The M.2 is a form factor designed to efficiently accommodate SSDs. The beauty is that they are so small, they can be single or double-sided, the latter represents more capacity. They are also very easy to attach to your motherboard if you have a complaint slot.


The SSD can interact with computers using one (PCIe) or both interfaces: Peripheral Component Interconnect Express (PCIe) or Non-Volatile Memory Express (NVMe). PCIe has four common sizes (PCIe x1, x4, x8, x16), they are referred to as lanes, and the higher the number, the higher the performance.

NVMe communicates through the PCIe and can boost performance by up to five times faster than just the regular PCIe.
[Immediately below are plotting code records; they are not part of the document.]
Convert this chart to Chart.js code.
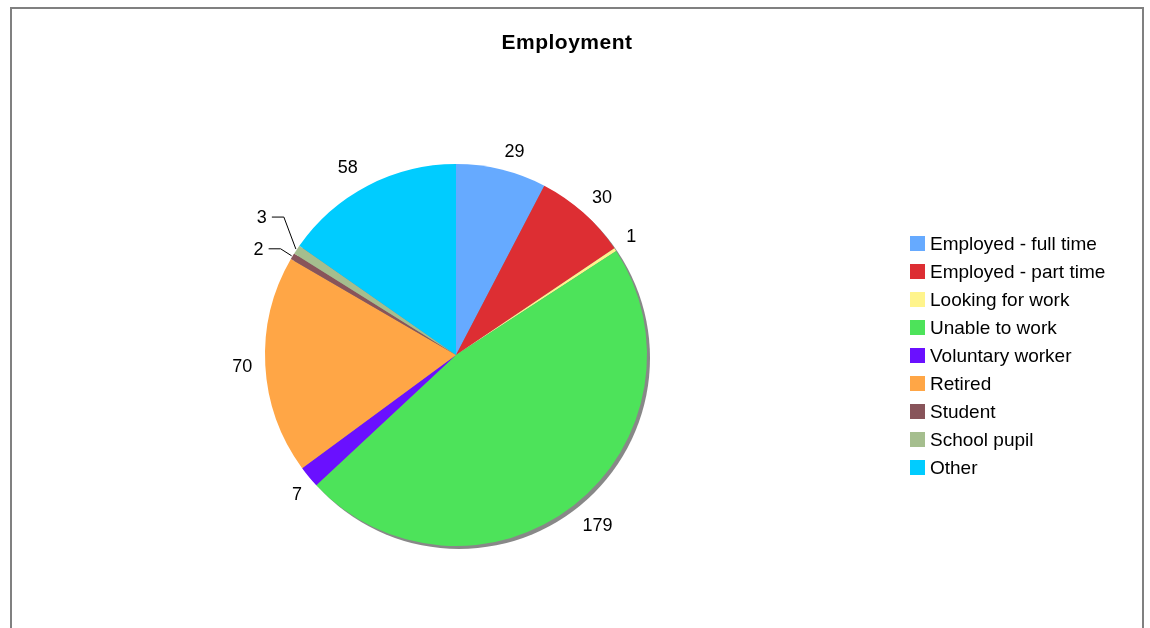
<!DOCTYPE html>
<html>
<head>
<meta charset="utf-8">
<script src="https://cdn.jsdelivr.net/npm/chart.js@4.4.1/dist/chart.umd.min.js"></script>
<style>
  html, body { margin: 0; padding: 0; background: #ffffff; }
  #wrap { width: 1150px; height: 628px; position: relative; }
</style>
</head>
<body>
<div id="wrap"><canvas id="chart" width="1150" height="628"></canvas></div>
<script>
const chartTitle = 'Employment';
const categories = [
  'Employed - full time',
  'Employed - part time',
  'Looking for work',
  'Unable to work',
  'Voluntary worker',
  'Retired',
  'Student',
  'School pupil',
  'Other'
];
const counts = [29, 30, 1, 179, 7, 70, 2, 3, 58];
const sliceColors = [
  '#66aaff', '#dd2e33', '#fff48c', '#4de35a', '#6a10ff',
  '#ffa646', '#88545a', '#a5be8e', '#00ccff'
];
// slices whose labels sit on a leader line (elbow offset from the rim, in px)
const leaderOffsets = { 6: [-11, -7], 7: [-12, -32] };
// small hand nudges for individual labels
const labelNudges = { 3: [1, 3], 4: [3, 3], 8: [-4, -1] };

const FONT = '"Liberation Sans", Arial, sans-serif';

const decorations = {
  id: 'decorations',
  beforeDraw(chart) {
    const ctx = chart.ctx;
    ctx.save();
    ctx.fillStyle = '#ffffff';
    ctx.fillRect(0, 0, chart.width, chart.height);
    // frame
    ctx.strokeStyle = '#808080';
    ctx.lineWidth = 2;
    ctx.strokeRect(11, 8, 1132, 640);
    // title
    ctx.fillStyle = '#000000';
    ctx.font = 'bold 21px ' + FONT;
    ctx.letterSpacing = '0.5px';
    ctx.textAlign = 'center';
    ctx.textBaseline = 'middle';
    ctx.fillText(chartTitle, 567, 43);
    ctx.restore();
  },
  beforeDatasetsDraw(chart) {
    // drop shadow under the pie
    const arc = chart.getDatasetMeta(0).data[0];
    if (!arc) return;
    const ctx = chart.ctx;
    ctx.save();
    ctx.fillStyle = '#888888';
    ctx.beginPath();
    ctx.arc(arc.x + 3, arc.y + 3, arc.outerRadius, 0, Math.PI * 2);
    ctx.fill();
    ctx.restore();
  },
  afterDatasetsDraw(chart) {
    const ctx = chart.ctx;
    const meta = chart.getDatasetMeta(0);
    ctx.save();
    ctx.font = '18px ' + FONT;
    ctx.letterSpacing = '0px';
    ctx.fillStyle = '#000000';
    ctx.textBaseline = 'middle';
    meta.data.forEach((el, i) => {
      const mid = (el.startAngle + el.endAngle) / 2;
      const r = el.outerRadius;
      const dx = Math.cos(mid), dy = Math.sin(mid);
      const text = String(counts[i]);
      if (leaderOffsets[i]) {
        const px = el.x + dx * (r + 1);
        const py = el.y + dy * (r + 1);
        const ex = px + leaderOffsets[i][0];
        const ey = py + leaderOffsets[i][1];
        const hx = ex - 12;
        ctx.strokeStyle = '#000000';
        ctx.lineWidth = 1;
        ctx.beginPath();
        ctx.moveTo(px, py);
        ctx.lineTo(ex, ey);
        ctx.lineTo(hx, ey);
        ctx.stroke();
        ctx.textAlign = 'right';
        ctx.fillText(text, hx - 5, ey + 1);
      } else {
        // the label box's nearest corner sits a little outside the rim
        const gap = 13;
        const w = ctx.measureText(text).width;
        const h = 12;
        const ax = el.x + dx * (r + gap);
        const ay = el.y + dy * (r + gap);
        let cx = ax + Math.sign(dx) * w / 2;
        let cy = ay + (Math.abs(dy) < 0.2 ? 0 : Math.sign(dy) * h / 2);
        if (labelNudges[i]) {
          cx += labelNudges[i][0];
          cy += labelNudges[i][1];
        }
        ctx.textAlign = 'center';
        ctx.fillText(text, cx, cy + 1);
      }
    });
    // legend
    ctx.font = '19px ' + FONT;
    ctx.textAlign = 'left';
    categories.forEach((name, i) => {
      const y = 244 + i * 28;
      ctx.fillStyle = sliceColors[i];
      ctx.fillRect(910, y - 8, 15, 15);
      ctx.fillStyle = '#000000';
      ctx.fillText(name, 930, y + 1);
    });
    ctx.restore();
  }
};

new Chart(document.getElementById('chart'), {
  type: 'pie',
  data: {
    labels: categories,
    datasets: [{
      data: counts,
      backgroundColor: sliceColors,
      borderWidth: 0
    }]
  },
  options: {
    responsive: false,
    animation: false,
    layout: { padding: { left: 265, right: 503, top: 164, bottom: 82 } },
    plugins: {
      legend: { display: false },
      title: { display: false },
      tooltip: { enabled: false }
    }
  },
  plugins: [decorations]
});
</script>
</body>
</html>
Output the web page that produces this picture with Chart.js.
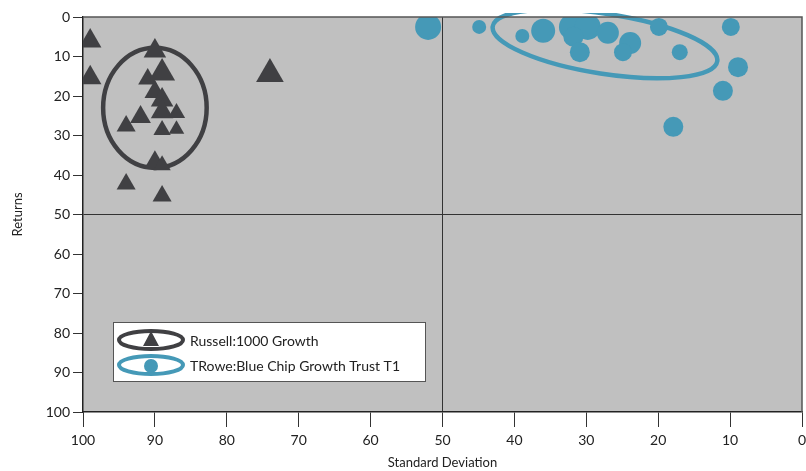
<!DOCTYPE html>
<html>
<head>
<meta charset="utf-8">
<script src="https://cdn.jsdelivr.net/npm/chart.js@4.4.0/dist/chart.umd.min.js"></script>
<style>
  html, body { margin: 0; padding: 0; background: #fff; overflow: hidden; }
  canvas { display: block; }
</style>
</head>
<body>
<canvas id="riskReturn" width="806" height="471"></canvas>
<script>
// Russell 1000 Growth (triangles): std dev, returns, marker size
const russellSD  = [99, 99, 90, 91, 89, 90, 89, 89, 87, 92, 94, 89, 87, 90, 89, 94, 89, 74];
const russellRet = [6.1, 15.4, 8.6, 15.7, 14.2, 19, 21, 24, 24.3, 25.3, 27.6, 28.6, 28.4, 36.5, 37.5, 42.3, 45.3, 14.4];
const russellSize = [13, 13, 13, 11, 15, 12, 13, 13, 10, 12, 11, 10, 9, 11, 10, 11, 11, 16];

// TRowe Blue Chip Growth Trust T1 (circles)
const trowSD  = [52, 44.9, 38.9, 36, 32, 29.8, 31.8, 30.9, 27, 23.9, 24.9, 19.9, 17, 9.9, 8.9, 11, 17.9];
const trowRet = [2.5, 2.5, 4.8, 3.5, 2.5, 2.5, 5, 8.9, 4, 6.6, 8.9, 2.5, 8.9, 2.5, 12.7, 18.7, 27.8];
const trowSize = [13, 7, 7, 12, 13, 13, 10, 10, 11, 11, 9, 9, 8, 9, 10, 10, 10];

const seriesNames = ["Russell:1000 Growth", "TRowe:Blue Chip Growth Trust T1"];

// cluster ellipses: center (sd, ret), half-width in sd units, half-height in ret units, tilt (deg)
const ellipseRussell = { sd: 90, ret: 23, rx: 7.2, ry: 15.2, tilt: 0 };
const ellipseTrow = { sd: 27.4, ret: 6.8, rx: 15.8, ry: 7.6, tilt: 8.8 };

const DARK = "#404043";
const BLUE = "#4599b7";
const FONT = "Lato, 'DejaVu Sans', sans-serif";

function pts(xs, ys) {
  return xs.map((x, i) => ({ x: x, y: ys[i] }));
}

const plotDecor = {
  id: "plotDecor",
  beforeDraw(chart) {
    const a = chart.chartArea, ctx = chart.ctx;
    ctx.save();
    ctx.fillStyle = "#c0c0c0";
    ctx.fillRect(a.left, a.top, a.right - a.left, a.bottom - a.top);
    ctx.restore();
  },
  beforeDatasetsDraw(chart) {
    const ctx = chart.ctx, xs = chart.scales.x, ys = chart.scales.y, a = chart.chartArea;
    const draw = (e, color) => {
      const cx = xs.getPixelForValue(e.sd), cy = ys.getPixelForValue(e.ret);
      const rx = Math.abs(xs.getPixelForValue(e.sd + e.rx) - cx);
      const ry = Math.abs(ys.getPixelForValue(e.ret + e.ry) - cy);
      ctx.save();
      ctx.beginPath();
      ctx.rect(a.left, a.top - 4, a.right - a.left, a.bottom - a.top + 4);
      ctx.clip();
      ctx.beginPath();
      ctx.ellipse(cx, cy, rx, ry, e.tilt * Math.PI / 180, 0, Math.PI * 2);
      ctx.lineWidth = 4.5;
      ctx.strokeStyle = color;
      ctx.stroke();
      ctx.restore();
    };
    draw(ellipseRussell, DARK);
    draw(ellipseTrow, BLUE);
  },
  afterDraw(chart) {
    const a = chart.chartArea, ctx = chart.ctx;
    ctx.save();
    ctx.strokeStyle = "#555";
    ctx.lineWidth = 1.5;
    ctx.beginPath();
    ctx.moveTo(a.left, a.top);
    ctx.lineTo(a.right, a.top);
    ctx.lineTo(a.right, a.bottom);
    ctx.stroke();

    // legend box
    const lx = 113, ly = 322, lw = 312, lh = 59;
    ctx.fillStyle = "#fff";
    ctx.fillRect(lx, ly, lw, lh);
    ctx.strokeStyle = "#555";
    ctx.lineWidth = 1;
    ctx.strokeRect(lx + 0.5, ly + 0.5, lw, lh);
    const rows = [
      { y: ly + 18, color: DARK, tri: true },
      { y: ly + 43, color: BLUE, tri: false }
    ];
    rows.forEach((r, i) => {
      ctx.beginPath();
      ctx.ellipse(lx + 38, r.y, 32, 9, 0, 0, Math.PI * 2);
      ctx.lineWidth = 4;
      ctx.strokeStyle = r.color;
      ctx.stroke();
      ctx.fillStyle = r.color;
      ctx.beginPath();
      if (r.tri) {
        ctx.moveTo(lx + 38, r.y - 9);
        ctx.lineTo(lx + 46, r.y + 6);
        ctx.lineTo(lx + 30, r.y + 6);
        ctx.closePath();
      } else {
        ctx.arc(lx + 38, r.y + 1, 7, 0, Math.PI * 2);
      }
      ctx.fill();
      ctx.fillStyle = "#222";
      ctx.font = "14px " + FONT;
      ctx.textBaseline = "middle";
      ctx.fillText(seriesNames[i], lx + 77, r.y + 1);
    });
    ctx.restore();
  }
};

new Chart(document.getElementById("riskReturn"), {
  type: "scatter",
  data: {
    datasets: [
      {
        label: seriesNames[0],
        data: pts(russellSD, russellRet),
        pointStyle: "triangle",
        pointRadius: russellSize,
        backgroundColor: DARK,
        borderColor: DARK,
        borderWidth: 0
      },
      {
        label: seriesNames[1],
        data: pts(trowSD, trowRet),
        pointStyle: "circle",
        pointRadius: trowSize,
        backgroundColor: BLUE,
        borderColor: BLUE,
        borderWidth: 0
      }
    ]
  },
  options: {
    responsive: false,
    maintainAspectRatio: false,
    animation: false,
    layout: { autoPadding: false, padding: { left: 0, right: 4, top: 17, bottom: 0 } },
    plugins: {
      legend: { display: false },
      tooltip: { enabled: false }
    },
    scales: {
      x: {
        type: "linear",
        reverse: true,
        min: 0,
        max: 100,
        afterFit: s => { s.height = 59; s.paddingLeft = 0; s.paddingRight = 0; },
        ticks: { stepSize: 10, color: "#222", padding: 5, font: { family: FONT, size: 14 } },
        grid: {
          color: c => c.tick && c.tick.value === 50 ? "#333" : "rgba(0,0,0,0)",
          tickColor: "#333",
          tickLength: 15,
          lineWidth: 1
        },
        border: { display: true, color: "#222", width: 1.5 },
        title: { display: true, text: "Standard Deviation", color: "#222", padding: { top: 2, bottom: 0 }, font: { family: FONT, size: 13 } }
      },
      y: {
        type: "linear",
        reverse: true,
        min: 0,
        max: 100,
        afterFit: s => { s.width = 83; s.paddingTop = 0; s.paddingBottom = 0; },
        ticks: { stepSize: 10, color: "#222", padding: 3, font: { family: FONT, size: 14 } },
        grid: {
          color: c => c.tick && c.tick.value === 50 ? "#333" : "rgba(0,0,0,0)",
          tickColor: "#333",
          tickLength: 10,
          lineWidth: 1
        },
        border: { display: true, color: "#222", width: 1.5 },
        title: { display: true, text: "Returns", color: "#222", padding: { top: 10, bottom: 6 }, font: { family: FONT, size: 13 } }
      }
    }
  },
  plugins: [plotDecor]
});
</script>
</body>
</html>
Specifically designed for SSD, it leverages PCIe which has higher bandwidth and a lower latency when compared to SATA (old connection).

As a gamer, if your games do not require heavy disk usage to process it, you can stick with the SSD PCIe but if it does PCIe NVMe will be the best option.

With everything we have described in this article, what decisions are you making to improve your gaming experience? Will you change your internal storage to SSD? Will you get external storage to make your gaming more portable? Would you prefer to use the SSD as complement storage? Whatever decision you make, remember, using an SSD for “heavy” games will always give you a better experience.